Increasingly, scientists are finding that stress can make us ill (lowering our immune systems, shortening those pesky telomeres, etc.) So it’s no surprise that work, often one of the most stressful parts of our lives, can affect our health. And it’s only gotten worse since the economy went south.
“What I’ve noticed is that the recession gave managers an excuse for being bad and going back to old ways, telling employees, ‘You have to be here from this time to this time,’ but that’s crazy,” says Marcia Reynolds in a Daily Beast interview with Paula Froelich. Reynolds is the author of Wander Woman: How High-Achieving Women Find Contentment and Direction. “There are all these books about new leadership, but I don’t see that many leaders practicing that. They mostly think in back of their head, well, you’re lucky to have their job, and that’s how companies lose their best and brightest and end up with mediocrity.”

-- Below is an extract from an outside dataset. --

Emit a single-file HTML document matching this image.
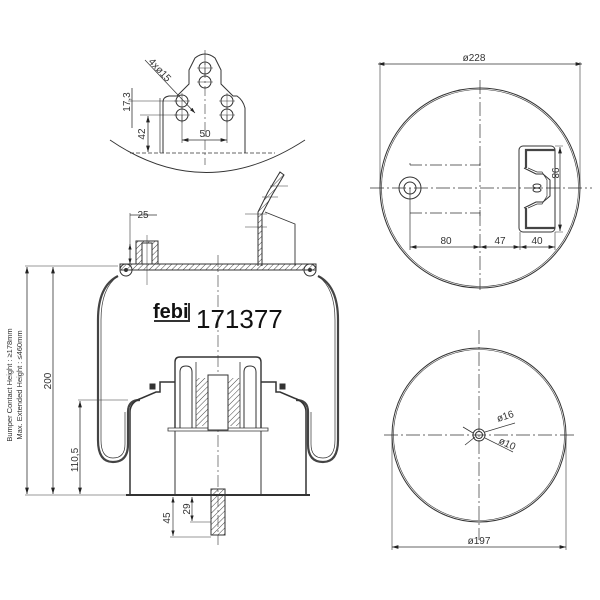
<!DOCTYPE html>
<html><head><meta charset="utf-8"><style>
html,body{margin:0;padding:0;background:#fff}
svg{display:block}
text{font-family:"Liberation Sans",sans-serif;fill:#333}
</style></head><body>
<svg width="600" height="600" viewBox="0 0 600 600" xmlns="http://www.w3.org/2000/svg">
<defs>
<marker id="a" viewBox="0 0 10 6" refX="10" refY="3" markerWidth="8" markerHeight="5" orient="auto-start-reverse"><path d="M0,0L10,3L0,6z" fill="#222"/></marker>
<pattern id="h" width="4" height="4" patternUnits="userSpaceOnUse" patternTransform="rotate(45)"><line x1="0" y1="0" x2="0" y2="4" stroke="#444" stroke-width="1"/></pattern>
</defs>
<g fill="none" stroke="#333" stroke-width="1">
<circle cx="480" cy="188" r="100"/>
<circle cx="480" cy="188" r="98.5" stroke-width="0.6"/>
<line x1="378" y1="64" x2="582" y2="64" marker-start="url(#a)" marker-end="url(#a)" stroke-width="0.8"/>
<line x1="380" y1="62" x2="380" y2="188" stroke-width="0.6"/>
<line x1="580" y1="62" x2="580" y2="188" stroke-width="0.6"/>
<line x1="370" y1="188" x2="592" y2="188" stroke-dasharray="14 3 2 3" stroke-width="0.7"/>
<line x1="480" y1="80" x2="480" y2="290" stroke-dasharray="14 3 2 3" stroke-width="0.7"/>
<circle cx="410" cy="188" r="11"/><circle cx="410" cy="188" r="6"/>
<path d="M410 165H480M410 213H480" stroke-dasharray="12 3 2 3" stroke-width="0.7"/>
<path d="M410 165v-2M480 160v6M410 213v3M480 210v6M410 188v62" stroke-width="0.7"/>
<rect x="519" y="146" width="36" height="86" rx="4" stroke-width="1"/>
<path d="M555 150H526V168M526 208V228H555" stroke-width="2.2" stroke="#444"/>
<path d="M524 168L536 174H543L550 180V196L543 202H536L524 208" stroke-width="1"/>
<path d="M528 168L537 172H542L547 180V196L542 204H537L528 208" stroke-width="0.7"/>
<ellipse cx="537" cy="186" rx="4" ry="2"/><ellipse cx="537" cy="190" rx="4" ry="2"/>
<line x1="560" y1="147" x2="560" y2="231" marker-start="url(#a)" marker-end="url(#a)" stroke-width="0.8"/>
<path d="M555 146h8M555 232h8" stroke-width="0.6"/>
<path d="M520 232v18M555 232v18" stroke-width="0.6"/>
<line x1="410" y1="247" x2="480" y2="247" marker-start="url(#a)" marker-end="url(#a)" stroke-width="0.8"/>
<line x1="480" y1="247" x2="520" y2="247" marker-start="url(#a)" marker-end="url(#a)" stroke-width="0.8"/>
<line x1="520" y1="247" x2="555" y2="247" marker-start="url(#a)" marker-end="url(#a)" stroke-width="0.8"/>

<circle cx="479" cy="435" r="87"/>
<circle cx="479" cy="435" r="85.5" stroke-width="0.6"/>
<line x1="384" y1="435" x2="575" y2="435" stroke-dasharray="14 3 2 3" stroke-width="0.7"/>
<line x1="479" y1="330" x2="479" y2="540" stroke-dasharray="14 3 2 3" stroke-width="0.7"/>
<circle cx="479" cy="435" r="6"/><circle cx="479" cy="435" r="3.5"/>
<path d="M463 427l10 6M465 445l10-8" stroke-width="0.8"/>
<path d="M485 432l30-9M485 438l28 14" stroke-width="0.7"/>
<line x1="392" y1="547" x2="566" y2="547" marker-start="url(#a)" marker-end="url(#a)" stroke-width="0.8"/>
<line x1="392" y1="435" x2="392" y2="550" stroke-width="0.6"/>
<line x1="566" y1="435" x2="566" y2="550" stroke-width="0.6"/>

<path d="M110 140Q205 205 305 140" stroke-width="0.9"/>
<path d="M130 153H275" stroke-dasharray="4 2" stroke-width="0.8"/>
<path d="M163 153V102q0-5 6-6h8l12-12v-14l6-12q10-8 20 0l6 12v14l12 12h4q6 4 8 12V153" stroke-width="1"/>
<path d="M160 153V98" stroke-width="0.7"/>
<circle cx="205" cy="68" r="6"/><circle cx="205" cy="82" r="6"/>
<circle cx="182" cy="101" r="6"/><circle cx="182" cy="115" r="6"/>
<circle cx="227" cy="101" r="6"/><circle cx="227" cy="115" r="6"/>
<line x1="205" y1="50" x2="205" y2="165" stroke-dasharray="10 3 2 3" stroke-width="0.6"/>
<path d="M174 101h16M174 115h16M219 101h16M219 115h16M182 93v16M227 93v16M182 107v16M227 107v16M205 60v16M197 68h16M197 82h16" stroke-width="0.5"/>
<line x1="145" y1="60" x2="195" y2="113" stroke-width="0.7" marker-end="url(#a)"/>
<line x1="182" y1="140" x2="227" y2="140" marker-start="url(#a)" marker-end="url(#a)" stroke-width="0.8"/>
<path d="M182 115v28M227 115v28" stroke-width="0.6"/>
<line x1="148" y1="116" x2="148" y2="152" marker-start="url(#a)" marker-end="url(#a)" stroke-width="0.8"/>
<line x1="132" y1="88" x2="132" y2="128" stroke-width="0.8"/>
<path d="M128 101h50M140 115h38" stroke-width="0.6"/>

<path d="M25 266H118M25 495H130M78 400H128" stroke-width="0.6"/>
<line x1="27" y1="267" x2="27" y2="494" marker-start="url(#a)" marker-end="url(#a)" stroke-width="0.8"/>
<line x1="53" y1="267" x2="53" y2="494" marker-start="url(#a)" marker-end="url(#a)" stroke-width="0.8"/>
<line x1="80" y1="401" x2="80" y2="494" marker-start="url(#a)" marker-end="url(#a)" stroke-width="0.8"/>
<line x1="130" y1="215" x2="157" y2="215" stroke-width="0.7"/>
<path d="M130 213V266" stroke-width="0.6"/>
<line x1="130" y1="244" x2="130" y2="264" marker-start="url(#a)" marker-end="url(#a)" stroke-width="0.7"/>
<rect x="120" y="264" width="196" height="6" fill="url(#h)" stroke-width="1"/>
<circle cx="126" cy="270" r="6"/><circle cx="310" cy="270" r="6"/>
<circle cx="126" cy="270" r="1.5" fill="#333"/><circle cx="310" cy="270" r="1.5" fill="#333"/>
<rect x="136" y="241" width="22" height="23" fill="url(#h)"/>
<rect x="142" y="243" width="10" height="21" fill="#fff"/>
<line x1="147" y1="235" x2="147" y2="285" stroke-width="0.5"/>
<path d="M258 266V212l10-20 12-20 4 3-12 20-10 19V266" fill="url(#h)"/>
<path d="M265 212l30 12V266" stroke-width="0.9"/>
<path d="M245 214h22M245 227h22M270 186h18M262 197h16" stroke-width="0.5"/>
<path d="M118 276Q98 286 98 320V440q0 22 15 22q15 0 15-18V412q0-12 12-12" stroke-width="2.2" stroke="#444"/>
<path d="M118 276Q101 288 101 320V440q0 18 12 18q12 0 12-14V412" stroke-width="0.7"/>
<path d="M318 276Q338 286 338 320V440q0 22-15 22q-15 0-15-18V412q0-12-12-12" stroke-width="2.2" stroke="#444"/>
<path d="M318 276Q335 288 335 320V440q0 18-12 18q-12 0-12-14V412" stroke-width="0.7"/>
<line x1="218" y1="255" x2="218" y2="545" stroke-dasharray="12 3 2 3" stroke-width="0.6"/>
<path d="M130 495V412q0-10 12-14l14-6h4v-10h15" stroke-width="1.5"/>
<path d="M306 495V412q0-10-12-14l-14-6h-4v-10h-15" stroke-width="1.5"/>
<path d="M126 495H310" stroke-width="2"/>
<rect x="150" y="384" width="5" height="5" fill="#333"/><rect x="280" y="384" width="5" height="5" fill="#333"/>
<path d="M175 428V362q0-5 5-5h76q5 0 5 5v66" stroke-width="1.4"/>
<path d="M168 428H268v3H168z" stroke-width="0.8"/>
<path d="M175 431V495M261 431V495" stroke-width="1"/>
<path d="M180 428V372q0-6 6-6t6 6v56M244 428V372q0-6 6-6t6 6v56" stroke-width="1"/>
<path d="M196 362v66M240 362v66" stroke-width="0.8"/>
<rect x="196" y="378" width="12" height="48" fill="url(#h)" stroke="none"/>
<rect x="228" y="378" width="12" height="48" fill="url(#h)" stroke="none"/>
<rect x="208" y="375" width="20" height="55" fill="#fff"/>
<rect x="211" y="489" width="14" height="46" fill="url(#h)"/>
<line x1="173" y1="497" x2="173" y2="536" marker-start="url(#a)" marker-end="url(#a)" stroke-width="0.7"/>
<line x1="192" y1="497" x2="192" y2="521" marker-start="url(#a)" marker-end="url(#a)" stroke-width="0.7"/>
<path d="M170 537H211M190 522H211" stroke-width="0.6"/>
<path d="M154 321H189V303" stroke-width="2"/>
</g>
<text x="474" y="61" font-size="10" text-anchor="middle">ø228</text>
<text x="446" y="244" font-size="10" text-anchor="middle">80</text>
<text x="500" y="244" font-size="10" text-anchor="middle">47</text>
<text x="537" y="244" font-size="10" text-anchor="middle">40</text>
<text x="0" y="0" font-size="10" text-anchor="middle" transform="translate(552 173) rotate(90)">98</text>
<text x="479" y="544" font-size="10" text-anchor="middle">ø197</text>
<text x="0" y="0" font-size="10" transform="translate(498 422) rotate(-18)">ø16</text>
<text x="0" y="0" font-size="10" transform="translate(498 443) rotate(25)">ø10</text>
<text x="205" y="137" font-size="10" text-anchor="middle">50</text>
<text x="0" y="0" font-size="10" text-anchor="middle" transform="translate(145 134) rotate(-90)">42</text>
<text x="0" y="0" font-size="10" text-anchor="middle" transform="translate(130 102) rotate(-90)">17,3</text>
<text x="0" y="0" font-size="10" transform="translate(148 62) rotate(47)">4xø15</text>
<text x="143" y="218" font-size="10" text-anchor="middle">25</text>
<text x="0" y="0" font-size="10" text-anchor="middle" transform="translate(51 381) rotate(-90)">200</text>
<text x="0" y="0" font-size="10" text-anchor="middle" transform="translate(78 460) rotate(-90)">110,5</text>
<text x="0" y="0" font-size="10" text-anchor="middle" transform="translate(170 518) rotate(-90)">45</text>
<text x="0" y="0" font-size="10" text-anchor="middle" transform="translate(190 509) rotate(-90)">29</text>
<text x="0" y="0" font-size="7.5" text-anchor="middle" transform="translate(12 385) rotate(-90)">Bumper Contact Height : ≥178mm</text>
<text x="0" y="0" font-size="7.5" text-anchor="middle" transform="translate(22 385) rotate(-90)">Max. Extended Height : ≤460mm</text>
<text x="153" y="318" font-size="20" font-weight="bold" style="fill:#111">febi</text>
<text x="196" y="328" font-size="26" style="fill:#111">171377</text>
</svg>
</body></html>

The combination of job insecurity, low control over day-to-day life, and high expenditure of energy leading to low rewards causes stress and anxiety. In fact, Froelich quotes a recent study by the Centre for Mental Health Research at Australian National University which found that people who work under these conditions are actually less happy than unemployed people.
So what’s a person in this situation to do? Well, one of the people Froelich spoke with threw her Blackberry off the Brooklyn Bridge and then quit. But if you’d like a slightly more constructive approach, there’s always stress-management techniques — and finding a new job.